**Set problem**:
Return all of the data exactly as written, without the pictures.

**Data**:
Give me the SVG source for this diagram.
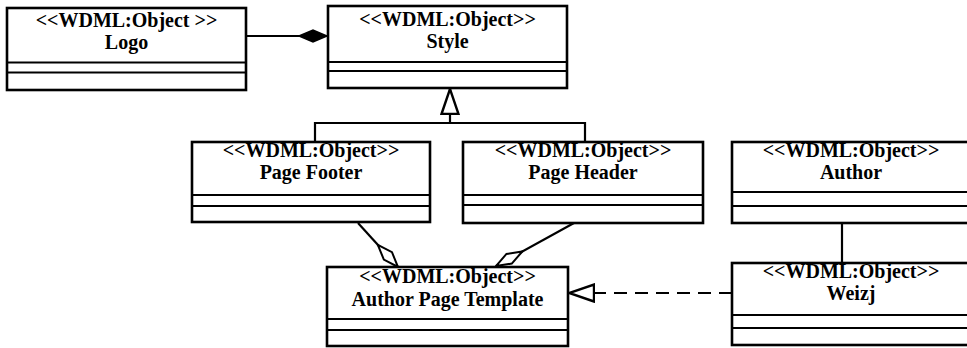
<svg xmlns="http://www.w3.org/2000/svg" width="967" height="348" viewBox="0 0 967 348">
  <style>
    .box { fill: #fff; stroke: #000; stroke-width: 2.6; }
    .div { stroke: #000; stroke-width: 2.2; fill: none; }
    .t { font-family: "Liberation Serif", "Times New Roman", serif; font-weight: bold; font-size: 20px; text-anchor: middle; fill: #000; }
    .ln { stroke: #000; stroke-width: 2.2; fill: none; }
    .dash { stroke-dasharray: 13 8; }
  </style>
  <defs>
    <marker id="diamond-filled" markerUnits="userSpaceOnUse" viewBox="0 -8 32 16" markerWidth="32" markerHeight="16" refX="30" refY="0" orient="auto">
      <path d="M2,0 L16,-6 L30,0 L16,6 Z" fill="#000" stroke="#000" stroke-width="1.5"/>
    </marker>
    <marker id="diamond-open" markerUnits="userSpaceOnUse" viewBox="0 -8 32 16" markerWidth="32" markerHeight="16" refX="31" refY="0" orient="auto">
      <path d="M1,0 L16,-5.5 L31,0 L16,5.5 Z" fill="#fff" stroke="#000" stroke-width="2"/>
    </marker>
    <marker id="tri-open" markerUnits="userSpaceOnUse" viewBox="0 -10 28 20" markerWidth="28" markerHeight="20" refX="26" refY="0" orient="auto">
      <path d="M1,-8.5 L26,0 L1,8.5 Z" fill="#fff" stroke="#000" stroke-width="2.4" stroke-linejoin="miter"/>
    </marker>
  </defs>

  <!-- connectors -->
  <g id="connectors">
    <!-- Logo composed into Style -->
    <line class="ln" x1="246" y1="36" x2="327" y2="36" marker-end="url(#diamond-filled)"/>
    <!-- Page Footer / Page Header generalize Style -->
    <polyline class="ln" points="315,142 315,123 585,123 585,142"/>
    <line class="ln" x1="450" y1="123" x2="450" y2="89" marker-end="url(#tri-open)"/>
    <!-- aggregations into Author Page Template -->
    <line class="ln" x1="358" y1="223" x2="398" y2="267" marker-end="url(#diamond-open)"/>
    <line class="ln" x1="574" y1="223" x2="496" y2="266" marker-end="url(#diamond-open)"/>
    <!-- Weizj realizes Author Page Template -->
    <line class="ln dash" x1="732" y1="293" x2="569" y2="293" marker-end="url(#tri-open)"/>
    <!-- Author associated with Weizj -->
    <line class="ln" x1="842" y1="223" x2="842" y2="263"/>
  </g>

  <g id="logo">
    <rect class="box" x="7" y="8" width="239" height="82"/>
    <line class="div" x1="7" y1="62.5" x2="246" y2="62.5"/>
    <line class="div" x1="7" y1="72.5" x2="246" y2="72.5"/>
    <text class="t" x="126.5" y="27">&lt;&lt;WDML:Object &gt;&gt;</text>
    <text class="t" x="126.5" y="49">Logo</text>
  </g>

  <g id="style">
    <rect class="box" x="328" y="6" width="239" height="82"/>
    <line class="div" x1="328" y1="62" x2="567" y2="62"/>
    <line class="div" x1="328" y1="71" x2="567" y2="71"/>
    <text class="t" x="447.5" y="26">&lt;&lt;WDML:Object&gt;&gt;</text>
    <text class="t" x="447.5" y="48">Style</text>
  </g>

  <g id="page-footer">
    <rect class="box" x="192" y="142" width="238" height="80"/>
    <line class="div" x1="192" y1="195" x2="430" y2="195"/>
    <line class="div" x1="192" y1="206" x2="430" y2="206"/>
    <text class="t" x="311" y="157">&lt;&lt;WDML:Object&gt;&gt;</text>
    <text class="t" x="311" y="179">Page Footer</text>
  </g>

  <g id="page-header">
    <rect class="box" x="463" y="142" width="240" height="81"/>
    <line class="div" x1="463" y1="195" x2="703" y2="195"/>
    <line class="div" x1="463" y1="205" x2="703" y2="205"/>
    <text class="t" x="583" y="157">&lt;&lt;WDML:Object&gt;&gt;</text>
    <text class="t" x="583" y="179">Page Header</text>
  </g>

  <g id="author">
    <rect class="box" x="732" y="142" width="240" height="81"/>
    <line class="div" x1="732" y1="192" x2="972" y2="192"/>
    <line class="div" x1="732" y1="206" x2="972" y2="206"/>
    <text class="t" x="851" y="157">&lt;&lt;WDML:Object&gt;&gt;</text>
    <text class="t" x="851" y="179">Author</text>
  </g>

  <g id="author-page-template">
    <rect class="box" x="327" y="267" width="241" height="79"/>
    <line class="div" x1="327" y1="319" x2="568" y2="319"/>
    <line class="div" x1="327" y1="330" x2="568" y2="330"/>
    <text class="t" x="447.5" y="283">&lt;&lt;WDML:Object&gt;&gt;</text>
    <text class="t" x="447.5" y="306">Author Page Template</text>
  </g>

  <g id="weizj">
    <rect class="box" x="732" y="263" width="240" height="82"/>
    <line class="div" x1="732" y1="315" x2="972" y2="315"/>
    <line class="div" x1="732" y1="328" x2="972" y2="328"/>
    <text class="t" x="851" y="278">&lt;&lt;WDML:Object&gt;&gt;</text>
    <text class="t" x="851" y="300">Weizj</text>
  </g>
</svg>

**Task answer**:
Give me the SVG source for this diagram.
<svg xmlns="http://www.w3.org/2000/svg" width="967" height="348" viewBox="0 0 967 348">
  <style>
    .box { fill: #fff; stroke: #000; stroke-width: 2.6; }
    .div { stroke: #000; stroke-width: 2.2; fill: none; }
    .t { font-family: "Liberation Serif", "Times New Roman", serif; font-weight: bold; font-size: 20px; text-anchor: middle; fill: #000; }
    .ln { stroke: #000; stroke-width: 2.2; fill: none; }
    .dash { stroke-dasharray: 13 8; }
  </style>
  <defs>
    <marker id="diamond-filled" markerUnits="userSpaceOnUse" viewBox="0 -8 32 16" markerWidth="32" markerHeight="16" refX="30" refY="0" orient="auto">
      <path d="M2,0 L16,-6 L30,0 L16,6 Z" fill="#000" stroke="#000" stroke-width="1.5"/>
    </marker>
    <marker id="diamond-open" markerUnits="userSpaceOnUse" viewBox="0 -8 32 16" markerWidth="32" markerHeight="16" refX="31" refY="0" orient="auto">
      <path d="M1,0 L16,-5.5 L31,0 L16,5.5 Z" fill="#fff" stroke="#000" stroke-width="2"/>
    </marker>
    <marker id="tri-open" markerUnits="userSpaceOnUse" viewBox="0 -10 28 20" markerWidth="28" markerHeight="20" refX="26" refY="0" orient="auto">
      <path d="M1,-8.5 L26,0 L1,8.5 Z" fill="#fff" stroke="#000" stroke-width="2.4" stroke-linejoin="miter"/>
    </marker>
  </defs>

  <!-- connectors -->
  <g id="connectors">
    <!-- Logo composed into Style -->
    <line class="ln" x1="246" y1="36" x2="327" y2="36" marker-end="url(#diamond-filled)"/>
    <!-- Page Footer / Page Header generalize Style -->
    <polyline class="ln" points="315,142 315,123 585,123 585,142"/>
    <line class="ln" x1="450" y1="123" x2="450" y2="89" marker-end="url(#tri-open)"/>
    <!-- aggregations into Author Page Template -->
    <line class="ln" x1="358" y1="223" x2="398" y2="267" marker-end="url(#diamond-open)"/>
    <line class="ln" x1="574" y1="223" x2="496" y2="266" marker-end="url(#diamond-open)"/>
    <!-- Weizj realizes Author Page Template -->
    <line class="ln dash" x1="732" y1="293" x2="569" y2="293" marker-end="url(#tri-open)"/>
    <!-- Author associated with Weizj -->
    <line class="ln" x1="842" y1="223" x2="842" y2="263"/>
  </g>

  <g id="logo">
    <rect class="box" x="7" y="8" width="239" height="82"/>
    <line class="div" x1="7" y1="62.5" x2="246" y2="62.5"/>
    <line class="div" x1="7" y1="72.5" x2="246" y2="72.5"/>
    <text class="t" x="126.5" y="27">&lt;&lt;WDML:Object &gt;&gt;</text>
    <text class="t" x="126.5" y="49">Logo</text>
  </g>

  <g id="style">
    <rect class="box" x="328" y="6" width="239" height="82"/>
    <line class="div" x1="328" y1="62" x2="567" y2="62"/>
    <line class="div" x1="328" y1="71" x2="567" y2="71"/>
    <text class="t" x="447.5" y="26">&lt;&lt;WDML:Object&gt;&gt;</text>
    <text class="t" x="447.5" y="48">Style</text>
  </g>

  <g id="page-footer">
    <rect class="box" x="192" y="142" width="238" height="80"/>
    <line class="div" x1="192" y1="195" x2="430" y2="195"/>
    <line class="div" x1="192" y1="206" x2="430" y2="206"/>
    <text class="t" x="311" y="157">&lt;&lt;WDML:Object&gt;&gt;</text>
    <text class="t" x="311" y="179">Page Footer</text>
  </g>

  <g id="page-header">
    <rect class="box" x="463" y="142" width="240" height="81"/>
    <line class="div" x1="463" y1="195" x2="703" y2="195"/>
    <line class="div" x1="463" y1="205" x2="703" y2="205"/>
    <text class="t" x="583" y="157">&lt;&lt;WDML:Object&gt;&gt;</text>
    <text class="t" x="583" y="179">Page Header</text>
  </g>

  <g id="author">
    <rect class="box" x="732" y="142" width="240" height="81"/>
    <line class="div" x1="732" y1="192" x2="972" y2="192"/>
    <line class="div" x1="732" y1="206" x2="972" y2="206"/>
    <text class="t" x="851" y="157">&lt;&lt;WDML:Object&gt;&gt;</text>
    <text class="t" x="851" y="179">Author</text>
  </g>

  <g id="author-page-template">
    <rect class="box" x="327" y="267" width="241" height="79"/>
    <line class="div" x1="327" y1="319" x2="568" y2="319"/>
    <line class="div" x1="327" y1="330" x2="568" y2="330"/>
    <text class="t" x="447.5" y="283">&lt;&lt;WDML:Object&gt;&gt;</text>
    <text class="t" x="447.5" y="306">Author Page Template</text>
  </g>

  <g id="weizj">
    <rect class="box" x="732" y="263" width="240" height="82"/>
    <line class="div" x1="732" y1="315" x2="972" y2="315"/>
    <line class="div" x1="732" y1="328" x2="972" y2="328"/>
    <text class="t" x="851" y="278">&lt;&lt;WDML:Object&gt;&gt;</text>
    <text class="t" x="851" y="300">Weizj</text>
  </g>
</svg>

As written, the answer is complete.